Mount Everest is losing snow and turning "dry and rocky," British climber Kenton Cool, who made his 17th ascent of the world’s highest peak this week, the most by a foreigner, said on Saturday.
The 49-year-old Cool, who climbed the 8,849-meter (29,032 foot) peak for the first time in 2004, said the giant mountain appears to be drying now.
"If you go back to early mid-2000s there used to be a lot of snow," he told Reuters in an interview in Kathmandu after returning from his record-setting expedition which was confirmed by Nepali and hiking officials this week.
"A general trend of the mountain is to be more rocky and less snow ... But it changes year on year."
Cool said he had never seen the types of rock falls he saw on the Lhotse Face, along the route to the Everest summit, before.
"That shows how dry the mountain is now ... I think that is because of the lack of precipitation, a lack of snowfall. It could be global warming or any environmental change of some sort," he said.
What do scientists have to say about the change in Everest's climate
Climate scientists say the earth’s temperature has increased by an average of 0.74 degrees Celsius over the past 100 years, but warming across the Himalayas has been greater than the global averages.
Officials have said the average temperature in Nepal was rising by 0.06 degrees Celsius annually, due in part to its location between China and India, two of the world’s heaviest polluters.

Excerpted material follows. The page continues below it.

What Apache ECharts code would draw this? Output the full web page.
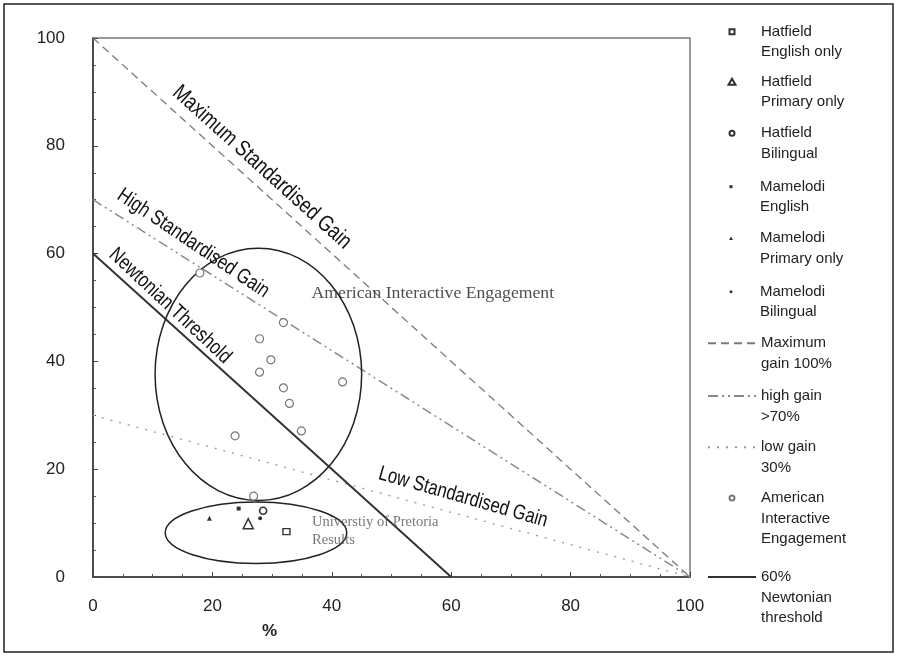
<!DOCTYPE html>
<html><head><meta charset="utf-8">
<script src="https://cdn.jsdelivr.net/npm/echarts@6/dist/echarts.min.js"></script>
<style>html,body{margin:0;padding:0;background:#fff}#c{width:897px;height:656px}</style>
</head><body><div id="c"></div>
<script>
// ---- data ----
const axisTicks = [0, 20, 40, 60, 80, 100];
const hatfieldEnglish = [[32.4, 8.4]];
const hatfieldPrimary = [[26.0, 9.9]];
const hatfieldBilingual = [[28.5, 12.3]];
const mamelodiEnglish = [[24.4, 12.7]];
const mamelodiPrimary = [[19.5, 10.9]];
const mamelodiBilingual = [[28.0, 10.9]];
const maxGainLine = [[0, 100], [100, 0]];
const highGainLine = [[0, 70], [100, 0]];
const lowGainLine = [[0, 30], [100, 0]];
const newtonianLine = [[0, 60], [60, 0]];
const americanIE = [[17.9, 56.4], [31.9, 47.2], [27.9, 44.2], [29.8, 40.3], [27.9, 38.0],
  [31.9, 35.1], [32.9, 32.2], [41.8, 36.2], [34.9, 27.1], [23.8, 26.2], [26.9, 15.0]];
// ellipses: [centerX, centerY, radiusX, radiusY]
const groupEllipses = [[27.7, 37.6, 17.3, 23.4], [27.3, 8.2, 15.2, 5.7]];
// line annotations: text, x, y, angle (deg)
const lineAnnotations = [
  ['Maximum Standardised Gain', 28.3, 76.0, 42],
  ['High Standardised Gain', 16.8, 61.9, 34],
  ['Newtonian Threshold', 12.9, 50.3, 43],
  ['Low Standardised Gain', 62.0, 14.8, 16]
];
const groupAnnotations = [
  ['American Interactive Engagement', 36.6, 52.7],
  ['Universtiy of Pretoria\nResults', 36.7, 8.5]
];
const names = ['Hatfield\nEnglish only', 'Hatfield\nPrimary only', 'Hatfield\nBilingual',
  'Mamelodi\nEnglish', 'Mamelodi\nPrimary only', 'Mamelodi\nBilingual',
  'Maximum\ngain 100%', 'high gain\n>70%', 'low gain\n30%',
  'American\nInteractive\nEngagement', '60%\nNewtonian\nthreshold'];

// ---- layout / style ----
const SANS = '"Liberation Sans", Arial, sans-serif';
const SERIF = '"Liberation Serif", "Times New Roman", serif';
const legendRowY = [31.7, 81.7, 133.3, 186.7, 238.3, 291.7, 343.3, 396, 447.3, 498, 577];
const lineSizes = [22.5, 21, 21, 21];
const LH = 20.5;
// legend icons in a 48x8 box (corner move-tos fix the box)
const BOX = 'M0,0 M48,8 ';
const legendIcons = [
  BOX + 'M21.5,1.5 L26.5,1.5 L26.5,6.5 L21.5,6.5 Z',
  BOX + 'M24,1 L27.5,7 L20.5,7 Z',
  BOX + 'M21.5,4 A2.5,2.5 0 1 1 26.5,4 A2.5,2.5 0 1 1 21.5,4 Z',
  BOX + 'M22.5,2.5 L25.5,2.5 L25.5,5.5 L22.5,5.5 Z',
  BOX + 'M24,2.3 L26,5.7 L22,5.7 Z',
  BOX + 'M22.5,4 A1.5,1.5 0 1 1 25.5,4 A1.5,1.5 0 1 1 22.5,4 Z',
  null, null, null,
  BOX + 'M21.5,4 A2.5,2.5 0 1 1 26.5,4 A2.5,2.5 0 1 1 21.5,4 Z',
  null
];
const chart = echarts.init(document.getElementById('c'), null, {renderer: 'canvas'});

function scatter(name, data, symbol, size, empty, color, bw) {
  return {
    name, type: 'scatter', data, symbol, symbolSize: size, z: 5,
    itemStyle: empty ? {color: '#fff', borderColor: color, borderWidth: bw, opacity: 1}
                     : {color: color, opacity: 1},
    emphasis: {disabled: true}, silent: true
  };
}
function line(name, data, color, width, type) {
  return {
    name, type: 'line', data, symbol: 'none', showSymbol: false, z: 3,
    lineStyle: {color, width, type}, itemStyle: {color}, emphasis: {disabled: true}, silent: true
  };
}
const legends = names.map((nm, i) => {
  const n = nm.split('\n').length;
  const item = {name: nm};
  if (legendIcons[i]) {
    item.icon = 'path://' + legendIcons[i];
  } else {
    item.itemStyle = {color: 'rgba(0,0,0,0)', borderColor: 'rgba(0,0,0,0)', opacity: 0};
  }
  return {
    orient: 'vertical', left: 707, top: legendRowY[i] - (2 * n - 1) * LH / 2, padding: 0,
    itemWidth: 48, itemHeight: 8, symbolKeepAspect: false, selectedMode: false,
    formatter: s => '\n'.repeat(n - 1) + s,
    textStyle: {fontFamily: SANS, fontSize: 15, color: '#222', lineHeight: LH},
    data: [item]
  };
});

const option = {
  backgroundColor: '#fff',
  animation: false,
  grid: {left: 93, right: 207, top: 38, bottom: 79, show: true, borderColor: '#777', borderWidth: 1.5},
  xAxis: {
    type: 'value', min: axisTicks[0], max: axisTicks[axisTicks.length - 1], interval: axisTicks[1] - axisTicks[0],
    name: '%', nameLocation: 'middle', nameGap: 46,
    nameTextStyle: {fontFamily: SANS, fontSize: 17, fontWeight: 'bold', color: '#222', padding: [0, 244, 0, 0]},
    axisLine: {show: true, lineStyle: {color: '#333', width: 1.5}},
    axisTick: {show: true, inside: true, length: 5, lineStyle: {color: '#444'}},
    minorTick: {show: true, splitNumber: 4, length: 3, lineStyle: {color: '#555'}},
    axisLabel: {fontFamily: SANS, fontSize: 17, color: '#222', margin: 21},
    splitLine: {show: false}
  },
  yAxis: {
    type: 'value', min: axisTicks[0], max: axisTicks[axisTicks.length - 1], interval: axisTicks[1] - axisTicks[0],
    axisLine: {show: true, lineStyle: {color: '#333', width: 1.5}},
    axisTick: {show: true, inside: true, length: 5, lineStyle: {color: '#444'}},
    minorTick: {show: true, splitNumber: 4, length: 3, lineStyle: {color: '#555'}},
    axisLabel: {fontFamily: SANS, fontSize: 17, color: '#222', margin: 28},
    splitLine: {show: false}
  },
  legend: legends,
  graphic: [{
    type: 'rect', x: 0, y: 0, shape: {x: 4, y: 4, width: 889, height: 648},
    style: {fill: 'none', stroke: '#222', lineWidth: 1.5}, silent: true
  }],
  series: [
    scatter(names[0], hatfieldEnglish, 'rect', [7, 6], true, '#333', 1.3),
    scatter(names[1], hatfieldPrimary, 'triangle', 10, true, '#333', 1.5),
    scatter(names[2], hatfieldBilingual, 'circle', 7, true, '#333', 1.6),
    scatter(names[3], mamelodiEnglish, 'rect', 4, false, '#333'),
    scatter(names[4], mamelodiPrimary, 'triangle', 5, false, '#333'),
    scatter(names[5], mamelodiBilingual, 'circle', 4, false, '#333'),
    line(names[6], maxGainLine, '#7a7a7a', 1.3, [8, 5]),
    line(names[7], highGainLine, '#8a8a8a', 1.5, [10, 4, 2, 4, 2, 4]),
    line(names[8], lowGainLine, '#999', 1.3, [2, 7]),
    scatter(names[9], americanIE, 'circle', 8, true, '#777', 1.2),
    line(names[10], newtonianLine, '#333', 2),
    {
      type: 'custom', name: 'ellipses', data: groupEllipses, silent: true, z: 4,
      encode: {x: 0, y: 1},
      renderItem: function (params, api) {
        const c = api.coord([api.value(0), api.value(1)]);
        const s = api.size([api.value(2), api.value(3)]);
        return {type: 'ellipse', shape: {cx: c[0], cy: c[1], rx: s[0], ry: s[1]},
          style: {fill: 'none', stroke: '#222', lineWidth: 1.5}};
      }
    },
    {
      type: 'custom', name: 'lineNotes', silent: true, z: 6,
      data: lineAnnotations.map(a => [a[1], a[2]]),
      encode: {x: 0, y: 1},
      renderItem: function (params, api) {
        const i = params.dataIndex;
        const p = api.coord([api.value(0), api.value(1)]);
        return {type: 'text', x: p[0], y: p[1], rotation: -lineAnnotations[i][3] * Math.PI / 180,
          scaleX: 0.8, scaleY: 1,
          style: {text: lineAnnotations[i][0], fontFamily: SANS, fontSize: lineSizes[i], fill: '#111',
            align: 'center', verticalAlign: 'middle'}};
      }
    },
    {
      type: 'scatter', name: 'groupNotes', symbolSize: 0, silent: true, z: 6,
      data: groupAnnotations.map((a, i) => ({name: a[0], value: [a[1], a[2]],
        label: i === 0 ? {fontSize: 17.7, color: '#222', lineHeight: 20}
                       : {fontSize: 14.5, color: '#555', lineHeight: 18}})),
      label: {show: true, position: 'inside', formatter: '{b}', fontFamily: SERIF,
        align: 'left', verticalAlign: 'middle'}
    }
  ]
};
chart.setOption(option);
</script></body></html>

Also this week, a 53-year-old Nepali guide, Kami Rita Sherpa, improved his own record of most summits after scaling Everest for the 27th time.
Cool said his 17th ascent might not be the last and he would return to the mountain next year.
But the mountaineer wants to bid good-bye to Everest after 2-3 years.
He wants to climb Nepal's Kanchenjunga, the world’s third highest peak at 8,586 meters (28,169 ft) and the 8,481-meter (27,825 ft) high Makalu, the fifth tallest.